Is there a better approach that I'm missing? Maybe some clever tool by Mark Bravington, Luke Tierney, or something relatively basic - something akin to an options()
parameter or a flag when compiling R?
Example code Here is some very simple example code to test with, incorporating the addTaskCallback
function proposed by Josh O'Brien. The code isn't interrupted, but an error does occur in the first scenario, while no error occurs in the second case (i.e. badDiv(0,0,FALSE)
doesn't abort). I'm still investigating callbacks, as this looks promising.
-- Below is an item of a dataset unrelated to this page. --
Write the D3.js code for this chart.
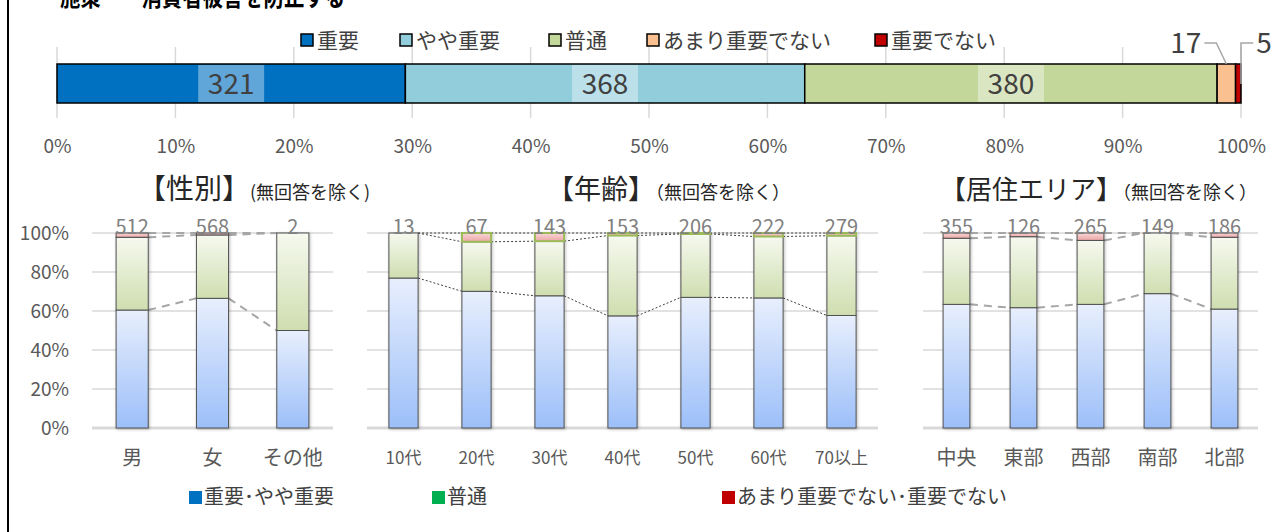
<!DOCTYPE html>
<html>
<head>
<meta charset="utf-8">
<script src="https://cdn.jsdelivr.net/npm/d3@7"></script>
<style>
  body { margin: 0; background: #fff; }
  text { font-family: "Noto Sans CJK JP", "Noto Sans", sans-serif; }
</style>
</head>
<body>
<div id="app"></div>
<script>
const container = document.querySelector('#app');

const width = 1280;
const height = 532;

// overall answers (counts)
const overallCats = ["重要", "やや重要", "普通", "あまり重要でない", "重要でない"];
const overallCounts = [321, 368, 380, 17, 5];
const overallColors = ["#0070c0", "#92cddc", "#c4d79b", "#fac090", "#c00000"];
const pctTicks = [0, 0.1, 0.2, 0.3, 0.4, 0.5, 0.6, 0.7, 0.8, 0.9, 1];

// gender (percent)
const genderCats = ["男", "女", "その他"];
const genderN = [512, 568, 2];
const genderImp = [60.5, 66.5, 50.0];
const genderNor = [37.3, 32.5, 50.0];
const genderNot = [2.2, 1.0, 0];

// age (percent)
const ageCats = ["10代", "20代", "30代", "40代", "50代", "60代", "70以上"];
const ageN = [13, 67, 143, 153, 206, 222, 279];
const ageImp = [76.9, 70.1, 67.8, 57.5, 67.0, 66.7, 57.7];
const ageNor = [23.1, 25.4, 28.0, 41.2, 32.5, 31.5, 40.9];
const ageNot = [0, 4.5, 4.2, 1.3, 0.5, 1.8, 1.4];

// area (percent)
const areaCats = ["中央", "東部", "西部", "南部", "北部"];
const areaN = [355, 126, 265, 149, 186];
const areaImp = [63.4, 61.7, 63.4, 68.9, 61.0];
const areaNor = [33.9, 36.4, 32.8, 31.1, 36.8];
const areaNot = [2.7, 1.9, 3.8, 0, 2.2];

const yTicks = [0, 20, 40, 60, 80, 100];
const legend2Cats = ["重要･やや重要", "普通", "あまり重要でない･重要でない"];
const legend2Colors = ["#0070c0", "#00b050", "#c00000"];

const svg = d3.create("svg")
    .attr("width", width)
    .attr("height", height);
container.append(svg.node());

// gradients for the panel bars
const defs = svg.append("defs");
function grad(id, top, bottom) {
  const g = defs.append("linearGradient").attr("id", id)
      .attr("x1", 0).attr("y1", 0).attr("x2", 0).attr("y2", 1);
  g.append("stop").attr("offset", "0%").attr("stop-color", top);
  g.append("stop").attr("offset", "100%").attr("stop-color", bottom);
}
grad("gImp", "#e8effd", "#9cbff9");
grad("gNor", "#f6f9ef", "#cfdeb0");
grad("gNot", "#f9d6d6", "#eba6a6");
const shadow = defs.append("filter").attr("id", "shadow")
    .attr("x", "-30%").attr("y", "-10%").attr("width", "160%").attr("height", "120%");
shadow.append("feDropShadow").attr("dx", 1).attr("dy", 1)
    .attr("stdDeviation", 1.5).attr("flood-color", "#000").attr("flood-opacity", 0.25);

// left frame line
svg.append("line")
    .attr("x1", 8).attr("x2", 8).attr("y1", 0).attr("y2", height)
    .attr("stroke", "#000").attr("stroke-width", 2);

// cut off title
svg.append("text")
    .attr("x", 60).attr("y", 6)
    .attr("font-size", 26).attr("font-weight", "bold").attr("fill", "#000")
    .attr("textLength", 285).attr("lengthAdjust", "spacingAndGlyphs")
    .text("施策　　消費者被害を防止する");

// ---------- overall 100% bar ----------
const x = d3.scaleLinear().domain([0, 1]).range([57, 1241]);
const total = d3.sum(overallCounts);
const cum = d3.cumsum(overallCounts).map(d => d / total);
const segs = overallCounts.map((c, i) => ({
  cat: overallCats[i], count: c, color: overallColors[i],
  x0: i === 0 ? 0 : cum[i - 1], x1: cum[i]
}));
const barTop = 64, barH = 39;

svg.append("g")
  .selectAll("line")
  .data(pctTicks)
  .join("line")
    .attr("x1", d => x(d)).attr("x2", d => x(d))
    .attr("y1", 47).attr("y2", 118)
    .attr("stroke", "#d9d9d9").attr("stroke-width", 1.5);

svg.append("g")
  .selectAll("rect")
  .data(segs)
  .join("rect")
    .attr("x", d => x(d.x0)).attr("width", d => x(d.x1) - x(d.x0))
    .attr("y", barTop).attr("height", barH)
    .attr("fill", d => d.color)
    .attr("stroke", "#000").attr("stroke-width", 1.5);

// big segment labels
const big = segs.filter(d => d.count > 50);
svg.append("g")
  .selectAll("rect")
  .data(big)
  .join("rect")
    .attr("x", d => x((d.x0 + d.x1) / 2) - 33).attr("width", 66)
    .attr("y", barTop + 1).attr("height", barH - 2)
    .attr("fill", "#fff").attr("fill-opacity", 0.38);
svg.append("g")
  .selectAll("text")
  .data(big)
  .join("text")
    .attr("x", d => x((d.x0 + d.x1) / 2)).attr("y", barTop + barH / 2)
    .attr("dy", "0.36em").attr("text-anchor", "middle")
    .attr("font-size", 28).attr("fill", "#404040")
    .text(d => d.count);

// small segment labels with leader lines
const small = segs.filter(d => d.count <= 50);
small.forEach((d, i) => {
  const cx = x((d.x0 + d.x1) / 2);
  const pts = i === 0
    ? [[cx - 22, 43], [cx - 10, 43], [cx, barTop]]
    : [[cx + 15, 43], [x(1), 43], [x(1), barTop + 20]];
  svg.append("path")
      .attr("d", d3.line()(pts))
      .attr("fill", "none").attr("stroke", "#a6a6a6").attr("stroke-width", 1.5);
  svg.append("text")
      .attr("x", i === 0 ? cx - 25 : cx + 18).attr("y", 43)
      .attr("dy", "0.36em").attr("text-anchor", i === 0 ? "end" : "start")
      .attr("font-size", 28).attr("fill", "#404040")
      .text(d.count);
});

svg.append("g")
    .attr("transform", "translate(0,139)")
    .call(d3.axisBottom(x).tickValues(pctTicks).tickFormat(d3.format(".0%")).tickSize(0).tickPadding(0))
    .call(g => g.select(".domain").remove())
    .call(g => g.selectAll("text")
        .attr("font-size", 19).attr("fill", "#595959")
        .attr("font-family", "'Noto Sans CJK JP', sans-serif"));

// top legend
const leg1X = [301, 400, 549, 647, 875];
overallCats.forEach((c, i) => {
  svg.append("rect")
      .attr("x", leg1X[i]).attr("y", 34).attr("width", 12).attr("height", 12)
      .attr("fill", overallColors[i]).attr("stroke", "#000").attr("stroke-width", 1.5);
  svg.append("text")
      .attr("x", leg1X[i] + 16).attr("y", 40).attr("dy", "0.36em")
      .attr("font-size", 21).attr("fill", "#404040")
      .text(c);
});

// ---------- panels ----------
const y = d3.scaleLinear().domain([0, 100]).range([428, 233]);

function drawPanel(p) {
  const g = svg.append("g");
  const xb = d3.scaleBand().domain(p.cats).range([p.x0, p.x1])
      .paddingInner(0.6).paddingOuter(0.3);

  g.append("g")
    .selectAll("line")
    .data(yTicks)
    .join("line")
      .attr("x1", p.x0).attr("x2", p.x1)
      .attr("y1", d => y(d)).attr("y2", d => y(d))
      .attr("stroke", "#d9d9d9").attr("stroke-width", d => d === 0 ? 3 : 1.5);

  const rows = p.cats.map((c, i) => ({ cat: c, imp: p.imp[i], nor: p.nor[i], not: p.not[i] }));
  const stack = d3.stack().keys(["imp", "nor", "not"])(rows);
  const fills = { imp: "url(#gImp)", nor: "url(#gNor)", not: "url(#gNot)" };

  // series lines between bars
  stack.forEach(layer => {
    for (let i = 0; i < layer.length - 1; i++) {
      g.append("line")
          .attr("x1", xb(p.cats[i]) + xb.bandwidth()).attr("x2", xb(p.cats[i + 1]))
          .attr("y1", y(layer[i][1])).attr("y2", y(layer[i + 1][1]))
          .attr("stroke", p.lineColor).attr("stroke-width", p.lineWidth)
          .attr("stroke-dasharray", p.dash);
    }
  });

  const bars = g.append("g").attr("filter", "url(#shadow)");
  stack.forEach(layer => {
    bars.append("g")
      .selectAll("rect")
      .data(layer.filter(d => d[1] - d[0] > 0))
      .join("rect")
        .attr("x", d => xb(d.data.cat)).attr("width", xb.bandwidth())
        .attr("y", d => y(d[1])).attr("height", d => y(d[0]) - y(d[1]))
        .attr("fill", fills[layer.key])
        .attr("stroke", layer.key === "not" && p.redStroke ? p.redStroke : "#505050")
        .attr("stroke-width", layer.key === "not" && p.redStroke ? 2 : 1);
  });

  g.append("g")
    .selectAll("text")
    .data(p.n)
    .join("text")
      .attr("x", (d, i) => xb(p.cats[i]) + xb.bandwidth() / 2)
      .attr("y", y(100) + 1)
      .attr("text-anchor", "middle")
      .attr("font-size", 20).attr("fill", "#808080")
      .text(d => d);

  g.append("g")
    .selectAll("text")
    .data(p.cats)
    .join("text")
      .attr("x", d => xb(d) + xb.bandwidth() / 2)
      .attr("y", 458).attr("dy", "0.36em")
      .attr("text-anchor", "middle")
      .attr("font-size", p.catSize).attr("fill", "#595959")
      .text(d => d);

  const title = g.append("text")
      .attr("x", p.titleX).attr("y", 199)
      .attr("fill", "#262626");
  title.append("tspan").attr("font-size", p.titleSize).text(p.title);
  title.append("tspan").attr("font-size", p.noteSize).text(p.note);
}

drawPanel({
  cats: genderCats, n: genderN, imp: genderImp, nor: genderNor, not: genderNot,
  x0: 92, x1: 333, catSize: 20, dash: "8,6", lineColor: "#a6a6a6", lineWidth: 2,
  title: "【性別】", note: "(無回答を除く)", titleSize: 28, noteSize: 18, titleX: 138
});
drawPanel({
  cats: ageCats, n: ageN, imp: ageImp, nor: ageNor, not: ageNot,
  x0: 367, x1: 878, catSize: 17, dash: "2,2", lineColor: "#404040", lineWidth: 1,
  redStroke: "#9bbb59",
  title: "【年齢】", note: "（無回答を除く）", titleSize: 27, noteSize: 18, titleX: 547
});
drawPanel({
  cats: areaCats, n: areaN, imp: areaImp, nor: areaNor, not: areaNot,
  x0: 923, x1: 1258, catSize: 20, dash: "8,6", lineColor: "#a6a6a6", lineWidth: 2,
  title: "【居住エリア】", note: "（無回答を除く）", titleSize: 26, noteSize: 18, titleX: 940
});

// y axis of the first panel
svg.append("g")
    .attr("transform", "translate(69,0)")
    .call(d3.axisLeft(y).tickValues(yTicks).tickFormat(d => d + "%").tickSize(0).tickPadding(0))
    .call(g => g.select(".domain").remove())
    .call(g => g.selectAll("text")
        .attr("font-size", 19).attr("fill", "#595959")
        .attr("font-family", "'Noto Sans CJK JP', sans-serif"));

// bottom legend
const leg2X = [189, 432, 722];
legend2Cats.forEach((c, i) => {
  svg.append("rect")
      .attr("x", leg2X[i]).attr("y", 491).attr("width", 13).attr("height", 13)
      .attr("fill", legend2Colors[i]);
  svg.append("text")
      .attr("x", leg2X[i] + 15).attr("y", 497).attr("dy", "0.36em")
      .attr("font-size", 20).attr("fill", "#404040")
      .text(c);
});
</script>
</body>
</html>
badDiv <- function(x, y, flag){
z = x / y
if(flag == TRUE){
return(z)
} else {
return(FALSE)
}
}
addTaskCallback(stopOnNaNs)
badDiv(0, 0, TRUE)
addTaskCallback(stopOnNaNs)
badDiv(0, 0, FALSE)
Note 1. I'd be satisfied with a solution for standard R operations, though a lot of my calculations involve objects used via data.table
or bigmemory
(i.e. disk-based memory mapped matrices). These appear to have somewhat different memory behaviors than standard matrix and data.frame operations.
Note 2. The callbacks idea seems a bit more promising, as this doesn't require me to write functions that mutate R code, e.g. via the body()
idea.
Note 3. I don't know whether or not there is some simple way to test the presence of non-finite values, e.g. meta information about objects that indexes where NAs, Infs, etc. are stored in the object, or if these are stored in place. So far, I've tried Simon Urbanek's inspect
package, and have not found a way to divine the presence of non-numeric values.
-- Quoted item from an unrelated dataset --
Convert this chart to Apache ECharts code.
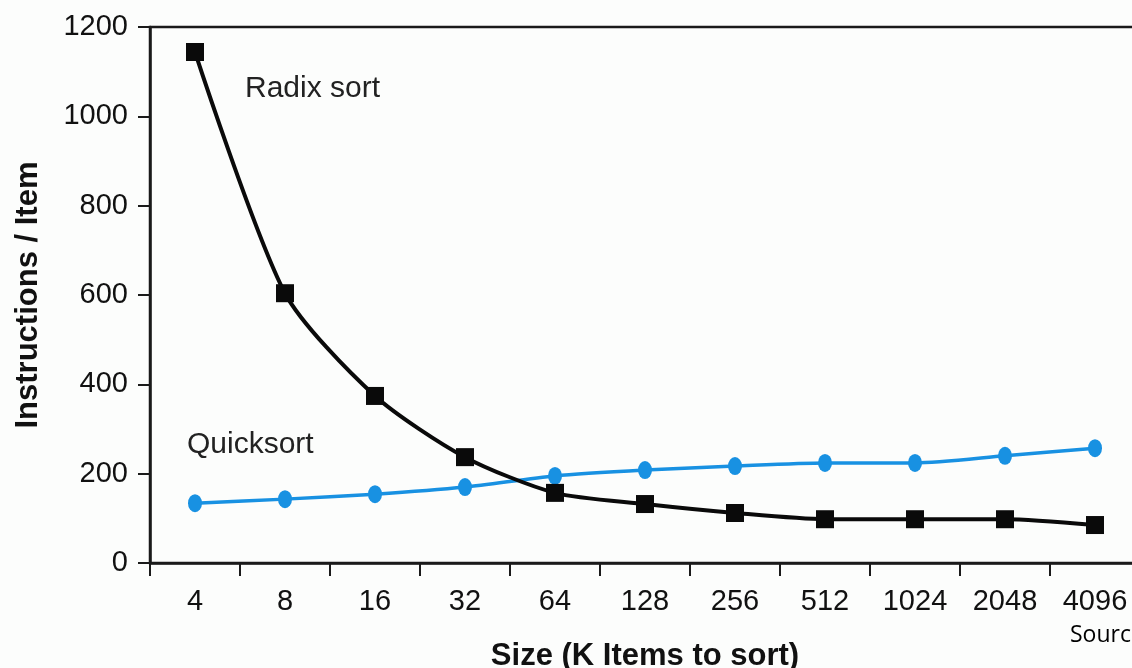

Follow-up: Simon Urbanek has pointed out in a comment that such information is not available as meta information for objects.
Note 4. I'm still testing the ideas presented. Also, as suggested by Simon, testing for the presence of non-finite values should be fastest in C/C++; that should surpass even compiled R code, but I'm open to anything. For large datasets, e.g. on the order of 10-50GB, this should be a substantial savings over copying the data. One may get further improvements via use of multiple cores, but that's a bit more advanced.